There are about, oh, an endless number of paths to becoming a midwife, and costs range from a few thousand dollars to upwards of $80,000. Apprenticeship. Nursing school. Distance learning combined with clinical labs. Clinical labs combined with apprenticeship. A master’s degree. A professional license. A certification, or two. Revolutionary free form underground anarchist radical service. Knocking on the door at The Farm and asking to watch.

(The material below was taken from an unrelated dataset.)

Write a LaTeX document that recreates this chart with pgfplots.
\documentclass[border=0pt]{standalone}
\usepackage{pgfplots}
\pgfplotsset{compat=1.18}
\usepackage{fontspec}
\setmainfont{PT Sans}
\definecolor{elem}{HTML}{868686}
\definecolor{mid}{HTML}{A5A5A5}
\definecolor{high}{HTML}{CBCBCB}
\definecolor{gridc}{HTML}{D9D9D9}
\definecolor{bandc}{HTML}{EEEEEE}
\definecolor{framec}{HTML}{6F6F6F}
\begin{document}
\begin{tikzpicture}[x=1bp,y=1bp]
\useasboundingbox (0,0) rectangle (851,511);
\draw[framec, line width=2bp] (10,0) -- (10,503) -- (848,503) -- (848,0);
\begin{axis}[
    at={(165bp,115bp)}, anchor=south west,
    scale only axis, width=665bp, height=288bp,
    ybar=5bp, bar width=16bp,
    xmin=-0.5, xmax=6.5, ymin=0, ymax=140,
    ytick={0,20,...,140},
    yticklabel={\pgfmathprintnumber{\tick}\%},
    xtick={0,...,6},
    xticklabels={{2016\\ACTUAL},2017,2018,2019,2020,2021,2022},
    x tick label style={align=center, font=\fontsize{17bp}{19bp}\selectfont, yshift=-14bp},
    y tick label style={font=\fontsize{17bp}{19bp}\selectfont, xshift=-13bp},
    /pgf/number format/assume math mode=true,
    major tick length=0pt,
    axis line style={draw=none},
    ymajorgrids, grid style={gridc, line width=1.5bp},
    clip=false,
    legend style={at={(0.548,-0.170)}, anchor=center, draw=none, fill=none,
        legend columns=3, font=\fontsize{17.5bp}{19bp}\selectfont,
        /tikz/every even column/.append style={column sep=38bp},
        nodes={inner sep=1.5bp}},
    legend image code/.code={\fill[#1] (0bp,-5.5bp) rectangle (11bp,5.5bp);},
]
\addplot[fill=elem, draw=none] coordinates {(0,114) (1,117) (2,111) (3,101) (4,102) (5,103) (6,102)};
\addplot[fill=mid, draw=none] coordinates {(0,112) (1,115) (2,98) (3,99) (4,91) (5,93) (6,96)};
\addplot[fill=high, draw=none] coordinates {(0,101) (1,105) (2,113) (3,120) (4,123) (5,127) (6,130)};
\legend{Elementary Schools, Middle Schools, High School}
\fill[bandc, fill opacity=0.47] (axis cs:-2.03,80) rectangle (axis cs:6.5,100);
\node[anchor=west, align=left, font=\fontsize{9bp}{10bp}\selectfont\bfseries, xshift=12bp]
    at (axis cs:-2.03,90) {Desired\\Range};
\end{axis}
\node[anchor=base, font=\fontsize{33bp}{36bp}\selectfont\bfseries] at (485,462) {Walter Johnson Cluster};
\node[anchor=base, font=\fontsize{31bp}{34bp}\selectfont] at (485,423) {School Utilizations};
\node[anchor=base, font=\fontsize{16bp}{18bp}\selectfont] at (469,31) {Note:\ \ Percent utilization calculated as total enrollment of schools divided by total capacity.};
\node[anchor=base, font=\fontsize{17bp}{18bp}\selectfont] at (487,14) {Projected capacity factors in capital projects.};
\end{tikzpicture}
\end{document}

I’m aiming for nurse-midwifery, which combines traditional nurse licensure with specialization in maternal and women’s health. Typically, it means getting a Master’s degree (read = $$$). Thanks in part to my fickle college years (I didn’t declare my anthropology major until the beginning of Junior year), I have very few of the pre-reqs for any of the more formal programs. I’m talking a bare minimum of 20 credits. I love science (chemical formulas and mitosis are sexy), and I’m excited at the prospect of learning anatomy and nutrition, so I’m actually looking forward to it…but this means finding classes that jive with my 8-to-5 work schedule (or having to quit), days of paperwork and program comparisons, and at least another $10,000 in tuition (it will appear in my savings account, miraculously, of course). There goes life as I know it. Evening workouts? Nixed. Romantic evenings with my honey? Rare. Maintaining my new and improved 7-hours-of-sleep schedule? Fuggetaboudit.

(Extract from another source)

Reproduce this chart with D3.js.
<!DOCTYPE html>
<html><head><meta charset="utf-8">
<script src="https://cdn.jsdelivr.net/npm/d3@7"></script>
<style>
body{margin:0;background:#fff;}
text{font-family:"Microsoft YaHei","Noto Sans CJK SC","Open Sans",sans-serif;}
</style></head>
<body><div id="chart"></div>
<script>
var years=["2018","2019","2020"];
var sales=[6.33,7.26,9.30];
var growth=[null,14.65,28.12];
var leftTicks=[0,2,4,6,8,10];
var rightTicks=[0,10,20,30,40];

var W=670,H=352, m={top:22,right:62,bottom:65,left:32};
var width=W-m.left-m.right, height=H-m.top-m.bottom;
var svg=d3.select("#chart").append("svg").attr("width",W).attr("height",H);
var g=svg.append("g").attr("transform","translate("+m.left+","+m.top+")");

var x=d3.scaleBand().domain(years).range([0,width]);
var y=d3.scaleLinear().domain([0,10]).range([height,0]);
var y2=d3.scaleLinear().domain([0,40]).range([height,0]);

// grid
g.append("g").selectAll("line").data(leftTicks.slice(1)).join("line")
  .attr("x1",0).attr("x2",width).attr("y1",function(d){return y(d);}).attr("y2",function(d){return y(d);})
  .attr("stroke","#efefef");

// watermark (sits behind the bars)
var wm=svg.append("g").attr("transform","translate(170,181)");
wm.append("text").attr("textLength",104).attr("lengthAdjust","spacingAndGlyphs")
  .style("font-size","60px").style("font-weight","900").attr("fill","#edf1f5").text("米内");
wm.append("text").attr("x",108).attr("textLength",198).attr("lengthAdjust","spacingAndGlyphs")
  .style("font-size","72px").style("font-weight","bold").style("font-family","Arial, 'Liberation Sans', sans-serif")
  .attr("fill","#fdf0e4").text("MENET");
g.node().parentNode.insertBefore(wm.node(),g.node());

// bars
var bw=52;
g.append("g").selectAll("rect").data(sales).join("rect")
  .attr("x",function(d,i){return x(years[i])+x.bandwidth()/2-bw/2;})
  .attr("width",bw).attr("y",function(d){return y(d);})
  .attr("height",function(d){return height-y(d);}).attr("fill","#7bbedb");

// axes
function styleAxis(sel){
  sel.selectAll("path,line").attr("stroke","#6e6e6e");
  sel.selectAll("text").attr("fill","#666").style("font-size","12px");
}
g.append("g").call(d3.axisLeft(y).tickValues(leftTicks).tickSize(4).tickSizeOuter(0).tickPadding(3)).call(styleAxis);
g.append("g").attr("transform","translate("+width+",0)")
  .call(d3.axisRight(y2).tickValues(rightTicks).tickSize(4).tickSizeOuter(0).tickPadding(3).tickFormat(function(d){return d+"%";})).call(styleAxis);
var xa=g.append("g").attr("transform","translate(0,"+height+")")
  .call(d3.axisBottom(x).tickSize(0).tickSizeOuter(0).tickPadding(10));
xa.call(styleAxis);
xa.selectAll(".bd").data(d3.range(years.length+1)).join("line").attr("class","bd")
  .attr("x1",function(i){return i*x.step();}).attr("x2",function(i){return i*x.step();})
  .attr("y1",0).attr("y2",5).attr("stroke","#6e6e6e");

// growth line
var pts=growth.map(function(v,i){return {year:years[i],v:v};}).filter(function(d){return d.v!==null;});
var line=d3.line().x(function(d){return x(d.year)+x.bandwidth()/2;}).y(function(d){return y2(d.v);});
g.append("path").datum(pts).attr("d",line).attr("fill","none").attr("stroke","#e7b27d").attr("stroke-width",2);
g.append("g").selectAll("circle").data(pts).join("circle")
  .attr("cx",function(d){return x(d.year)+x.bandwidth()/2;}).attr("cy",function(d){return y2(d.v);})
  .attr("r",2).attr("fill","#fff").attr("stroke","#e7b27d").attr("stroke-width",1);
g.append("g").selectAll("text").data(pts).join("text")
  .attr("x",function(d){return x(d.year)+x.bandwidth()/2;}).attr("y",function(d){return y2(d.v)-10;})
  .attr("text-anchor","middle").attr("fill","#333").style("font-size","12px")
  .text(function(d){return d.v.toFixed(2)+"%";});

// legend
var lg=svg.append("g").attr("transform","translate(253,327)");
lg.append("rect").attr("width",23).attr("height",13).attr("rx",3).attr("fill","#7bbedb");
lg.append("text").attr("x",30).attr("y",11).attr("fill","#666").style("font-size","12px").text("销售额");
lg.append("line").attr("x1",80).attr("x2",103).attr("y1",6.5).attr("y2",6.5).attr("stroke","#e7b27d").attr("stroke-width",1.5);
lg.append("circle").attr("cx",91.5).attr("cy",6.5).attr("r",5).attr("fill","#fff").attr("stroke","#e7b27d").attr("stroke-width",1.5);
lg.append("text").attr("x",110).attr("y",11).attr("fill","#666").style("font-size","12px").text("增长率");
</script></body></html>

But hey, as a wise man who I happen to be in love with once said, “Ya gotta do whatcha gotta do.” He’s right – the only way I’m gonna get to the magical cave of womby wisdom is if I take the plunge. If I can find the fastest, cheapest way of doing it, bombastic! If not, well, prospects for nursing in general are great, and growing, so hopefully I won’t be swamped in debt for all eternity. Midwifery, although still controversial in the U.S., is practiced worldwide and is increasingly recognized as a low-cost, high-value alternative to modern obstetric care for low-risk women, and so the practice is growing, albeit slowly.* Most importantly, when I finally do attain enough experience to help women deliver their babies, to have my own clients, and even have my own practice, I know that every nail-biting, bank account-shaking, sleep-depriving moment will have been worth it.

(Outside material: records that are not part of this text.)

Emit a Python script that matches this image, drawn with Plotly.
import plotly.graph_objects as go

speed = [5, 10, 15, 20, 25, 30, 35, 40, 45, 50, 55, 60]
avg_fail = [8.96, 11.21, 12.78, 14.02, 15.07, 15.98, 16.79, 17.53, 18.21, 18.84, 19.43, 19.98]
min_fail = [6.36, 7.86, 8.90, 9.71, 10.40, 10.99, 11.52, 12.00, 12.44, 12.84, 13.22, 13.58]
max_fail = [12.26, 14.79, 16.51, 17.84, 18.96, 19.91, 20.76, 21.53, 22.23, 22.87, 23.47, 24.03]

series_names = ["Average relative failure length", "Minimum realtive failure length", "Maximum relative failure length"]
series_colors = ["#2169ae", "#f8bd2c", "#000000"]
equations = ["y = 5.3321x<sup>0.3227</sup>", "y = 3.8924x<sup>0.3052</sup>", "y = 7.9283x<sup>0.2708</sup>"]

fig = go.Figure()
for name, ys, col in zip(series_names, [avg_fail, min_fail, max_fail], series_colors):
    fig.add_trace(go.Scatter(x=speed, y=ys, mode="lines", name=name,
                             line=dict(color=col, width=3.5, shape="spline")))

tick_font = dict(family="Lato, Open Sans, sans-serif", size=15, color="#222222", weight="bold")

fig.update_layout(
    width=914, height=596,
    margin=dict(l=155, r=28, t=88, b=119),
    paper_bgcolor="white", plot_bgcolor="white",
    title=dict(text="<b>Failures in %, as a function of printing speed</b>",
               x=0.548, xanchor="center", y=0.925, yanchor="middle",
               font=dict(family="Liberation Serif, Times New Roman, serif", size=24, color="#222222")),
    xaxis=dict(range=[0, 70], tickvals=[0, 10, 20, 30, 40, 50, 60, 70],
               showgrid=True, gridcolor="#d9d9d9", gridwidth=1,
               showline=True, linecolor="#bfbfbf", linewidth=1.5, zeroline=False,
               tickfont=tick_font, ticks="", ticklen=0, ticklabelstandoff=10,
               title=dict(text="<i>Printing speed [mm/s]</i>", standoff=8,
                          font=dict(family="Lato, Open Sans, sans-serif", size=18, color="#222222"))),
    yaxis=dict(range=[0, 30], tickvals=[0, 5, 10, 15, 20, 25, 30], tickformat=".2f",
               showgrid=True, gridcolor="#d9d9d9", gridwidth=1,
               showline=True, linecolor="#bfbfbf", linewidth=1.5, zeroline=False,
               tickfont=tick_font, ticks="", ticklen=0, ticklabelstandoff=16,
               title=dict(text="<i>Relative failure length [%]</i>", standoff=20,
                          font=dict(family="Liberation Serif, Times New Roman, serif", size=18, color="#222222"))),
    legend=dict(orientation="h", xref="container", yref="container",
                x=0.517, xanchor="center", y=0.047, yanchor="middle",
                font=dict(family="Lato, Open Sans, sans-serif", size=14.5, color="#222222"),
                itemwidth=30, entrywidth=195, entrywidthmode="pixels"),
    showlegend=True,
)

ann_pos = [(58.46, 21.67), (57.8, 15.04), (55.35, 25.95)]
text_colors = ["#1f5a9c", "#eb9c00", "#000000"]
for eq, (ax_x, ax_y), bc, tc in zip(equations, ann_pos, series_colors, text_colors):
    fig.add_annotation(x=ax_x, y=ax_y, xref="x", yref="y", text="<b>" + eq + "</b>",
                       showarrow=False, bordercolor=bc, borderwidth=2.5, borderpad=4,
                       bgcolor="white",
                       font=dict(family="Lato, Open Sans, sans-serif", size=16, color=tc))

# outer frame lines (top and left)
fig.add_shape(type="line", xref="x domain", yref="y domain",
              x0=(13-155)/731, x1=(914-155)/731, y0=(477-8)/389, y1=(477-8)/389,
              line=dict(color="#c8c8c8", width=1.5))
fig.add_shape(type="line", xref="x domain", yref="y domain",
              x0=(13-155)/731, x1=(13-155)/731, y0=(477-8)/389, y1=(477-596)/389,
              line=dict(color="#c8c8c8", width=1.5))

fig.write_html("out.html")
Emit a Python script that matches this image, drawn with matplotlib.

For now, I’m starting with the basics. I know that taking this moment by moment is the only way I will not completely and utterly freak out. That means taking the pre-reqs I need to make all of these options viable. I may have to stop working full-time, which is a little scary considering that my San Francisco cost of living isn’t exactly modest. But it’s also elating to think that I am finally throwing myself off the cliff. Ok, maybe scaling down the side with a safety harness. But to be approaching the depth of what I LOVE and DESIRE so strongly? That’s a ride I’ll take.
*I will get more deeply into this at a later post- I promise.